TASK DESCRIPTION
Reproduce exactly, and only, the lines of the material below running from the line bearing "Output the Python" through the line bearing "ax = fig.add_axes([62/577, 1". Leave any pictures out.

EXTRACTED INFORMATION
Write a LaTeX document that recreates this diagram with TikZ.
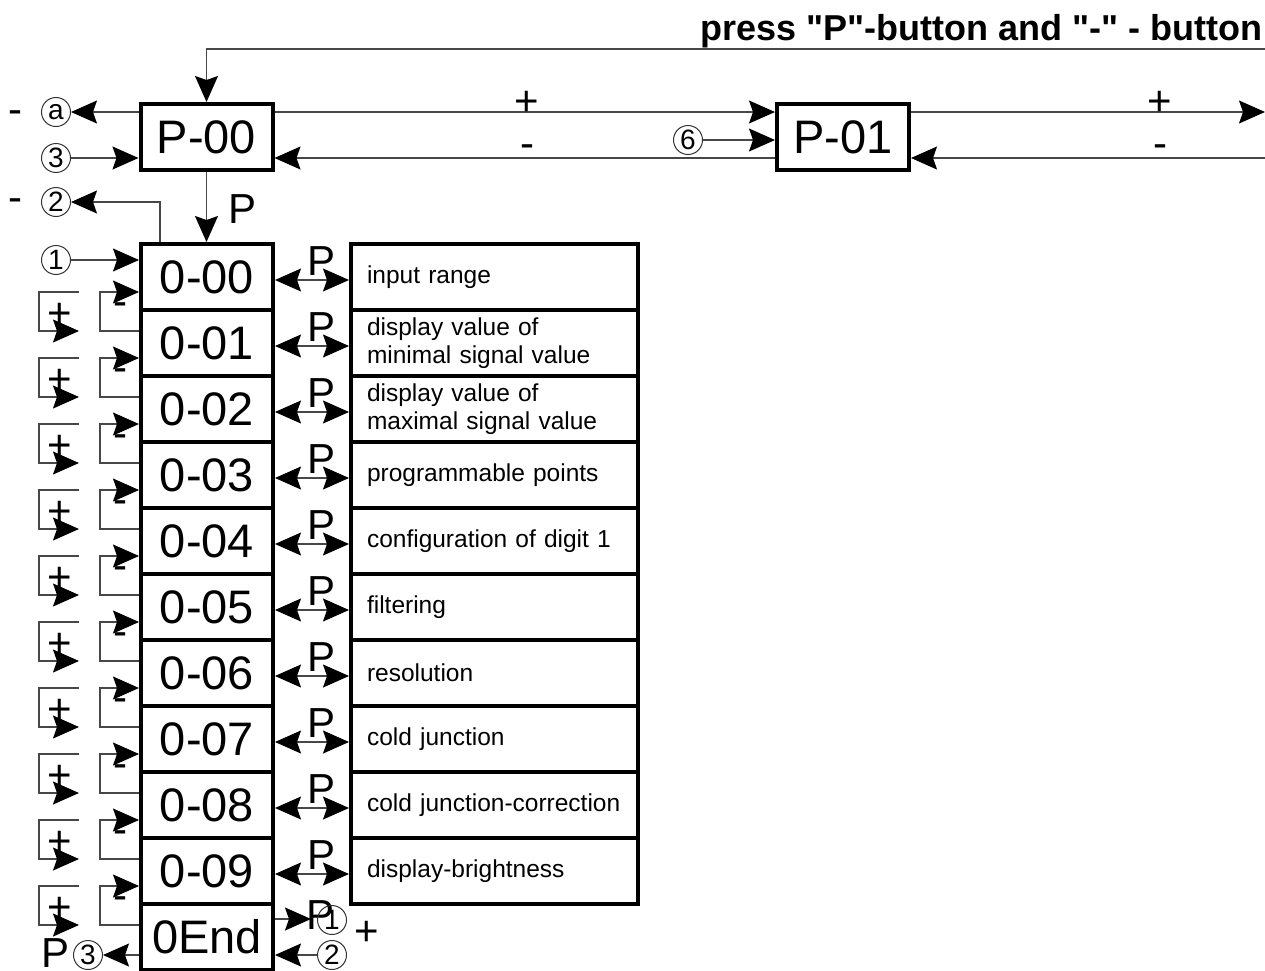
\documentclass[tikz,border=0pt]{standalone}
\usepackage{fontspec}
\setmainfont{Liberation Sans}[Ligatures=TeXOff]
\usetikzlibrary{arrows.meta}
\begin{document}
\begin{tikzpicture}[x=1pt,y=-1pt,
 line/.style={draw=black!72,line width=1.4pt},
 arr/.style={line,-{Stealth[length=26pt,width=23pt,inset=4pt,color=black]}},
 arrs/.style={line,{Stealth[length=26pt,width=23pt,inset=4pt,color=black]}-{Stealth[length=26pt,width=23pt,inset=4pt,color=black]}},
 bigbox/.style={draw=black,line width=4pt,minimum width=132pt,minimum height=66pt,inner sep=0pt,font=\fontsize{47}{47}\selectfont},
 txtbox/.style={draw=black,line width=4pt,minimum width=287pt,minimum height=66pt,text width=255pt,align=left,inner xsep=16pt,inner ysep=0pt,font=\fontsize{24.5}{28}\selectfont},
 circ/.style={circle,draw=black!80,line width=1pt,minimum size=29pt,inner sep=0pt,font=\fontsize{28}{28}\selectfont},
 sym/.style={inner sep=0pt,anchor=base,font=\fontsize{42}{42}\selectfont},
 plab/.style={inner sep=0pt,anchor=base,font=\fontsize{42}{42}\selectfont},
]
\useasboundingbox (0,0) rectangle (1265,970);

% title
\node[inner sep=0pt,anchor=base east,font=\bfseries\fontsize{36}{36}\selectfont] (title) at (1263,40) {press "P"-button and "-" - button};

% top boxes
\node[bigbox] (P00) at (206.5,137) {P-00};
\node[bigbox] (P01) at (843,137) {P-01};

% circles top left
\node[circ] (ca) at (56,112) {a};
\node[circ] (c3) at (56,158) {3};
\node[circ] (c2) at (56,202) {2};
\node[circ] (c1) at (56,260) {1};
\node[circ] (c6) at (688,140) {6};
\node[sym] (ma) at (15,123) {-};
\node[sym] (m2) at (15,211) {-};

% coordinates on the right edge
\coordinate (tr) at (1265,49);
\coordinate (rp) at (1265,112);
\coordinate (rm) at (1265,158);

% top connectors
\draw[arr] (tr) -| (P00.north);
\draw[arr] (P00.west |- ca) -- (ca);
\draw[arr] (c3) -- (P00.west |- c3);
\draw[arr] (P00.east |- ca) -- (P01.west |- ca);
\draw[arr] (P01.west |- c3) -- (P00.east |- c3);
\draw[arr] (c6) -- (P01.west |- c6);
\draw[arr] (P01.east |- ca) -- (rp);
\draw[arr] (rm) -- (P01.east |- c3);

\node[sym] (pl1) at (527,115) {+};
\node[sym] (ml1) at (527,157) {-};
\node[sym] (pl2) at (1160,115) {+};
\node[sym] (ml2) at (1160,157) {-};

% stack of parameter boxes
\foreach \k/\lab in {0/0-00,1/0-01,2/0-02,3/0-03,4/0-04,5/0-05,6/0-06,7/0-07,8/0-08,9/0-09,10/0End}
  \node[bigbox] (B\k) at (207,{277+66*\k}) {\lab};

% text boxes
\node[txtbox] (T0) at (494.5,277) {input range};
\node[txtbox] (T1) at (494.5,343) {display value of\\minimal signal value};
\node[txtbox] (T2) at (494.5,409) {display value of\\maximal signal value};
\node[txtbox] (T3) at (494.5,475) {programmable points};
\node[txtbox] (T4) at (494.5,541) {configuration of digit 1};
\node[txtbox] (T5) at (494.5,607) {filtering};
\node[txtbox] (T6) at (494.5,673) {resolution};
\node[txtbox] (T7) at (494.5,739) {cold junction};
\node[txtbox] (T8) at (494.5,805) {cold junction-correction};
\node[txtbox] (T9) at (494.5,871) {display-brightness};

% P-00 to 0-00
\draw[arr] (P00.south) -- (P00.south |- B0.north);
\node[plab] (pP) at (243,223) {P};
\draw[arr] ([xshift=-47pt]B0.north) |- (c2);
\draw[arr] (c1) -- (B0.west |- c1);

% double arrows with P
\foreach \k in {0,...,9} {
  \draw[arrs] ([yshift=-3pt]B\k.east) -- ([yshift=-3pt]T\k.west);
  \node[plab] (pp\k) at ([xshift=47pt,yshift=2pt]B\k.east) {P};
}

% +/- loops
\foreach \k in {0,...,9} {
  \pgfmathtruncatemacro\j{\k+1}
  \draw[arr] ([yshift=12pt]B\j.west) -- ++(-39,0) |- ([yshift=-15pt]B\k.west);
  \draw[arr] ([xshift=-60pt,yshift=-15pt]B\k.west) -- ++(-40,0) |- ([xshift=-60pt,yshift=12pt]B\j.west);
  \node[sym] (lm\k) at ([xshift=-19pt,yshift=-38pt]B\k.west) {-};
  \node[sym] (lp\k) at ([xshift=-79pt,yshift=-50pt]B\k.west) {+};
}

% bottom row
\coordinate (e1) at (311,919);
\draw[arr] (B10.east |- e1) -- (e1);
\node[plab] (pb) at (321,929) {P};
\node[circ] (cb1) at (332,920) {1};
\node[sym] (pbp) at (367,945) {+};
\node[circ] (cb2) at (332,955) {2};
\draw[arr] (cb2) -- (B10.east |- cb2);
\node[circ] (cb3) at (88,955) {3};
\node[plab] (pb3) at (56,967) {P};
\draw[arr] (B10.west |- cb3) -- (cb3);
\end{tikzpicture}
\end{document}
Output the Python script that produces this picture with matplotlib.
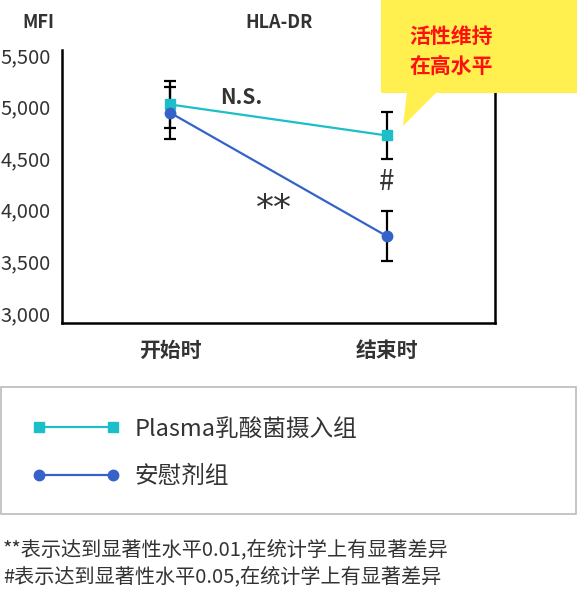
import matplotlib
matplotlib.use('Agg')
import matplotlib.pyplot as plt
from matplotlib.patches import Rectangle, Polygon
from matplotlib.ticker import FuncFormatter

plt.rcParams['font.family'] = ['Noto Sans CJK SC', 'DejaVu Sans']

# 数据
time_labels = ['开始时', '结束时']
plasma_mean = [5020, 4720]
plasma_err = [225, 230]
placebo_mean = [4940, 3745]
placebo_err = [250, 245]
y_ticks = [3000, 3500, 4000, 4500, 5000, 5500]

cyan = '#1CBEC8'
blue = '#3462C8'
txt = '#333333'

fig = plt.figure(figsize=(5.77, 5.9), dpi=100)
ax = fig.add_axes([62/577, 1 - 323/590, 433/577, 273/590])

x = range(len(time_labels))
ax.errorbar(x, plasma_mean, yerr=plasma_err, fmt='none', ecolor='black',
            elinewidth=1.6, capsize=4.5, capthick=1.6, zorder=2)
ax.errorbar(x, placebo_mean, yerr=placebo_err, fmt='none', ecolor='black',
            elinewidth=1.6, capsize=4.5, capthick=1.6, zorder=2)
l1, = ax.plot(x, plasma_mean, color=cyan, lw=1.6, marker='s', ms=6.5, zorder=3,
              label='Plasma乳酸菌摄入组')
l2, = ax.plot(x, placebo_mean, color=blue, lw=1.6, marker='o', ms=7.5, zorder=3,
              label='安慰剂组')

ax.set_xlim(-0.5, 1.5)
ax.set_ylim(2903, 5548)
ax.set_yticks(y_ticks)
ax.yaxis.set_major_formatter(FuncFormatter(lambda v, p: f'{int(v):,}'))
ax.set_xticks(list(x))
ax.set_xticklabels(time_labels, fontsize=15, fontweight='bold', color=txt)
ax.tick_params(axis='both', length=0)
ax.tick_params(axis='y', labelsize=14.5, labelcolor=txt, pad=8)
ax.tick_params(axis='x', pad=12)
ax.spines['top'].set_visible(False)
for s in ['left', 'bottom', 'right']:
    ax.spines[s].set_linewidth(1.8)
    ax.spines[s].set_color('black')

# 标注
ax.text(0.33, 5090, 'N.S.', fontsize=15, fontweight='bold', color=txt,
        ha='center', va='center')
ax.text(0.48, 4010, '**', fontsize=26, color=txt, ha='center', va='center',
        family='DejaVu Sans')
ax.text(1, 4270, '#', fontsize=20, color=txt, ha='center', va='center')

fig.text(38/577, 1 - 23/590, 'MFI', fontsize=13, fontweight='bold', color=txt,
         ha='center', va='center')
fig.text(279/577, 1 - 23/590, 'HLA-DR', fontsize=13, fontweight='bold', color=txt,
         ha='center', va='center')

# 气泡框
yellow = '#FFF050'
fig.patches.append(Rectangle((381/577, 1 - 93/590), 196/577, 93/590,
                             transform=fig.transFigure, facecolor=yellow,
                             edgecolor='none', zorder=5))
fig.patches.append(Polygon([(407/577, 1 - 92/590), (437/577, 1 - 92/590),
                            (403/577, 1 - 126/590)],
                           closed=True, transform=fig.transFigure,
                           facecolor=yellow, edgecolor='none', zorder=5))
fig.text(451/577, 1 - 36/590, '活性维持', fontsize=15, fontweight='bold',
         color='#FF1010', ha='center', va='center', zorder=6)
fig.text(451/577, 1 - 66/590, '在高水平', fontsize=15, fontweight='bold',
         color='#FF1010', ha='center', va='center', zorder=6)

# 图例
fig.patches.append(Rectangle((1/577, 1 - 514/590), 575/577, 127/590,
                             transform=fig.transFigure, facecolor='white',
                             edgecolor='#BBBBBB', lw=1.2, zorder=1))
leg = fig.legend(handles=[l1, l2], loc='center left',
                 bbox_to_anchor=(20/577, 1 - 453/590), frameon=False,
                 fontsize=17, numpoints=2, handlelength=3.75,
                 handletextpad=0.6, labelspacing=1.05, borderpad=0)
for t in leg.get_texts():
    t.set_color(txt)

fig.text(3/577, 1 - 550/590, '**表示达到显著性水平0.01,在统计学上有显著差异',
         fontsize=14.5, color=txt, ha='left', va='center')
fig.text(3/577, 1 - 577/590, '#表示达到显著性水平0.05,在统计学上有显著差异',
         fontsize=14.5, color=txt, ha='left', va='center')

fig.savefig('out.png', dpi=100)
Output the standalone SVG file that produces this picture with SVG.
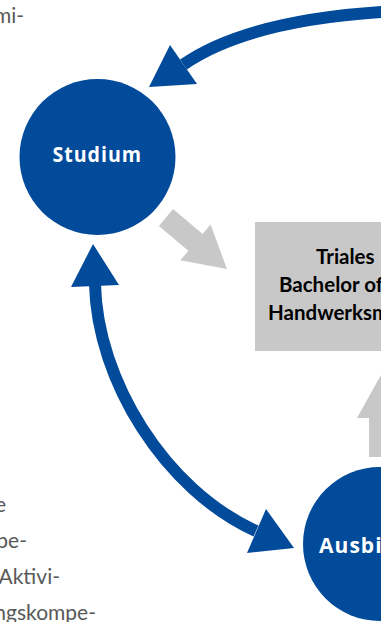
<svg xmlns="http://www.w3.org/2000/svg" width="381" height="622" viewBox="0 0 381 622">
<style>
.blue{fill:#024a9a}
.gray{fill:#c8c8c8}
.shaft{fill:none;stroke:#024a9a;stroke-width:12}
.lbl{font-family:"Open Sans",sans-serif;font-weight:bold;fill:#fff;font-size:20.5px;letter-spacing:1px}
.box{font-family:"Lato","Open Sans",sans-serif;font-weight:bold;fill:#000;font-size:20.5px}
.body{font-family:"Lato","Open Sans",sans-serif;fill:#595959;font-size:21px}
</style>
<rect width="381" height="622" fill="#fff"/>
<g id="body-text" class="body">
<text x="24" y="23" text-anchor="end">mi-</text>
<text x="6" y="512" text-anchor="end">e</text>
<text x="27" y="548" text-anchor="end">pe-</text>
<text x="60" y="584" text-anchor="end">Aktivi-</text>
<text x="96" y="620" text-anchor="end">ngskompe-</text>
</g>
<g id="connectors">
<path class="shaft" d="M400,11 Q251,18 183.5,64.5"/>
<polygon class="blue" points="149,87 170,45 197,84"/>
<path class="shaft" d="M95,284 C97,380 165,490 256,531"/>
<polygon class="blue" points="93,244 71,287 119,285"/>
<polygon class="blue" points="294,548 266,509 247,553"/>
<polygon class="gray" transform="translate(166,217.5) rotate(40.2)" points="0,-11 38.6,-11 38.6,-23.4 79.8,0 38.6,23.4 38.6,11 0,11"/>
<polygon class="gray" points="357,418 369,418 369,457 411,457 411,418 423,418 390,359"/>
</g>
<g id="studium">
<circle class="blue" cx="97.5" cy="157" r="78"/>
<text class="lbl" x="52.5" y="161.5" textLength="89.5" lengthAdjust="spacingAndGlyphs">Studium</text>
</g>
<g id="ausbildung">
<circle class="blue" cx="380" cy="544" r="77"/>
<text class="lbl" x="319" y="552.5" textLength="128" lengthAdjust="spacingAndGlyphs">Ausbildung</text>
</g>
<g id="trial-box">
<rect class="gray" x="255" y="222" width="140" height="129"/>
<text class="box" x="316" y="264">Triales</text>
<text class="box" x="279" y="292">Bachelor of</text>
<text class="box" x="268" y="320">Handwerksm</text>
</g>
</svg>
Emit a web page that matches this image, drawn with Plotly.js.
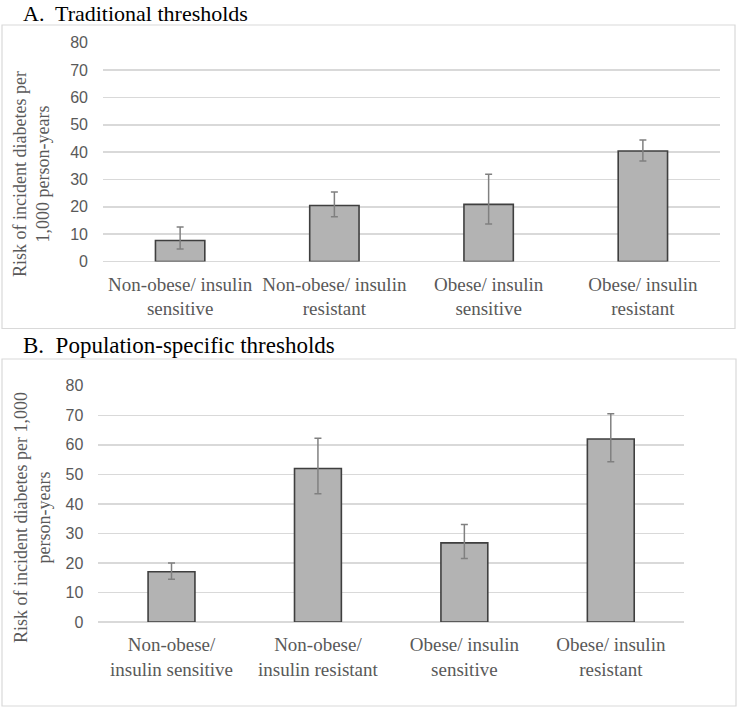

ANSWER TO THE TASK
Output the Python script that produces this picture with matplotlib.
import matplotlib
matplotlib.use('Agg')
import matplotlib.pyplot as plt
from matplotlib.patches import Rectangle, Polygon
from matplotlib.ticker import FuncFormatter

plt.rcParams['font.family'] = ['Noto Sans CJK SC', 'DejaVu Sans']

# 数据
time_labels = ['开始时', '结束时']
plasma_mean = [5020, 4720]
plasma_err = [225, 230]
placebo_mean = [4940, 3745]
placebo_err = [250, 245]
y_ticks = [3000, 3500, 4000, 4500, 5000, 5500]

cyan = '#1CBEC8'
blue = '#3462C8'
txt = '#333333'

fig = plt.figure(figsize=(5.77, 5.9), dpi=100)
ax = fig.add_axes([62/577, 1 - 323/590, 433/577, 273/590])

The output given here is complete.